→ SHORT TASK: Your task is to copy the material exactly.

= = = =

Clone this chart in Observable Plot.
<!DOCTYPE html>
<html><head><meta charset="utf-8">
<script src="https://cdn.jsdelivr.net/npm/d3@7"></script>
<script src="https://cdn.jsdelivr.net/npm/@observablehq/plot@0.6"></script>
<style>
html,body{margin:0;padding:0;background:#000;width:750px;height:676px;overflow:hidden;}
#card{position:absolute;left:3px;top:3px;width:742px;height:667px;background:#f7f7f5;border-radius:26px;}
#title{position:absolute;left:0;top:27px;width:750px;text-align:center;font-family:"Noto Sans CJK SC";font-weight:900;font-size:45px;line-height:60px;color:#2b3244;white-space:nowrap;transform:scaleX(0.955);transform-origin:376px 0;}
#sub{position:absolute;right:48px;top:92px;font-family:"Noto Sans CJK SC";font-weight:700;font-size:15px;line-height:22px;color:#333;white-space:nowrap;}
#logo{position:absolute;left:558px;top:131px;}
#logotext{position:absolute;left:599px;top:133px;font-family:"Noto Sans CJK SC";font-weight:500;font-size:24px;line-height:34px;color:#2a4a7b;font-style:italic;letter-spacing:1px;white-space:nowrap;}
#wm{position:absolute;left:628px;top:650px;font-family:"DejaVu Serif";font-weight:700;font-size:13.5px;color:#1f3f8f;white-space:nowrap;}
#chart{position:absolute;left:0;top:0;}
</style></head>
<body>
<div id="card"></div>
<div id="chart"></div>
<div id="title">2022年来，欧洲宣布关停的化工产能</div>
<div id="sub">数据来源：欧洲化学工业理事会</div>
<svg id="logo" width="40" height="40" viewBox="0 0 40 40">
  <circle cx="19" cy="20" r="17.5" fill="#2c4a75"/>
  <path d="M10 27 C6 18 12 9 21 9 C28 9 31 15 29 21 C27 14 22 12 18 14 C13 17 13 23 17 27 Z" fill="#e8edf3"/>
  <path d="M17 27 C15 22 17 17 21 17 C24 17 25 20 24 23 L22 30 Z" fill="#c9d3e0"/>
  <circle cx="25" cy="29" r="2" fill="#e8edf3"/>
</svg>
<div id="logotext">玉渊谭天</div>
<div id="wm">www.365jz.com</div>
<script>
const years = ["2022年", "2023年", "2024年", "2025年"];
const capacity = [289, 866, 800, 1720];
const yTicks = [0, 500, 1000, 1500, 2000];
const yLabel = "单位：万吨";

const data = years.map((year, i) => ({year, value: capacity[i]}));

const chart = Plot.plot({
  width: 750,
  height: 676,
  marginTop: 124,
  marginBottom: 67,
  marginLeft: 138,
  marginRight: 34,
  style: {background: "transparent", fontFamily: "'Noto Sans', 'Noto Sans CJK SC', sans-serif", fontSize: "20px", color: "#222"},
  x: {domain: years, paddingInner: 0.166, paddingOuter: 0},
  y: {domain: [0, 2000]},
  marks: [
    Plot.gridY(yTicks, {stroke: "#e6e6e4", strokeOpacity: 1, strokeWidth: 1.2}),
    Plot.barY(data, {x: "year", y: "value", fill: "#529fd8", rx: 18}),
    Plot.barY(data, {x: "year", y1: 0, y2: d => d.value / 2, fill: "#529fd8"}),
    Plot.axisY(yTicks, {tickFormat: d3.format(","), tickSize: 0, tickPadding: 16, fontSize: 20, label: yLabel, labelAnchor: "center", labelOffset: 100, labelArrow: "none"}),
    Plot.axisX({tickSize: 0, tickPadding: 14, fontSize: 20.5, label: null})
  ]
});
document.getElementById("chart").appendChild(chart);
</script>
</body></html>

= = = =

→ RESPONSE:
Clone this chart in Observable Plot.
<!DOCTYPE html>
<html><head><meta charset="utf-8">
<script src="https://cdn.jsdelivr.net/npm/d3@7"></script>
<script src="https://cdn.jsdelivr.net/npm/@observablehq/plot@0.6"></script>
<style>
html,body{margin:0;padding:0;background:#000;width:750px;height:676px;overflow:hidden;}
#card{position:absolute;left:3px;top:3px;width:742px;height:667px;background:#f7f7f5;border-radius:26px;}
#title{position:absolute;left:0;top:27px;width:750px;text-align:center;font-family:"Noto Sans CJK SC";font-weight:900;font-size:45px;line-height:60px;color:#2b3244;white-space:nowrap;transform:scaleX(0.955);transform-origin:376px 0;}
#sub{position:absolute;right:48px;top:92px;font-family:"Noto Sans CJK SC";font-weight:700;font-size:15px;line-height:22px;color:#333;white-space:nowrap;}
#logo{position:absolute;left:558px;top:131px;}
#logotext{position:absolute;left:599px;top:133px;font-family:"Noto Sans CJK SC";font-weight:500;font-size:24px;line-height:34px;color:#2a4a7b;font-style:italic;letter-spacing:1px;white-space:nowrap;}
#wm{position:absolute;left:628px;top:650px;font-family:"DejaVu Serif";font-weight:700;font-size:13.5px;color:#1f3f8f;white-space:nowrap;}
#chart{position:absolute;left:0;top:0;}
</style></head>
<body>
<div id="card"></div>
<div id="chart"></div>
<div id="title">2022年来，欧洲宣布关停的化工产能</div>
<div id="sub">数据来源：欧洲化学工业理事会</div>
<svg id="logo" width="40" height="40" viewBox="0 0 40 40">
  <circle cx="19" cy="20" r="17.5" fill="#2c4a75"/>
  <path d="M10 27 C6 18 12 9 21 9 C28 9 31 15 29 21 C27 14 22 12 18 14 C13 17 13 23 17 27 Z" fill="#e8edf3"/>
  <path d="M17 27 C15 22 17 17 21 17 C24 17 25 20 24 23 L22 30 Z" fill="#c9d3e0"/>
  <circle cx="25" cy="29" r="2" fill="#e8edf3"/>
</svg>
<div id="logotext">玉渊谭天</div>
<div id="wm">www.365jz.com</div>
<script>
const years = ["2022年", "2023年", "2024年", "2025年"];
const capacity = [289, 866, 800, 1720];
const yTicks = [0, 500, 1000, 1500, 2000];
const yLabel = "单位：万吨";

const data = years.map((year, i) => ({year, value: capacity[i]}));

const chart = Plot.plot({
  width: 750,
  height: 676,
  marginTop: 124,
  marginBottom: 67,
  marginLeft: 138,
  marginRight: 34,
  style: {background: "transparent", fontFamily: "'Noto Sans', 'Noto Sans CJK SC', sans-serif", fontSize: "20px", color: "#222"},
  x: {domain: years, paddingInner: 0.166, paddingOuter: 0},
  y: {domain: [0, 2000]},
  marks: [
    Plot.gridY(yTicks, {stroke: "#e6e6e4", strokeOpacity: 1, strokeWidth: 1.2}),
    Plot.barY(data, {x: "year", y: "value", fill: "#529fd8", rx: 18}),
    Plot.barY(data, {x: "year", y1: 0, y2: d => d.value / 2, fill: "#529fd8"}),
    Plot.axisY(yTicks, {tickFormat: d3.format(","), tickSize: 0, tickPadding: 16, fontSize: 20, label: yLabel, labelAnchor: "center", labelOffset: 100, labelArrow: "none"}),
    Plot.axisX({tickSize: 0, tickPadding: 14, fontSize: 20.5, label: null})
  ]
});
document.getElementById("chart").appendChild(chart);
</script>
</body></html>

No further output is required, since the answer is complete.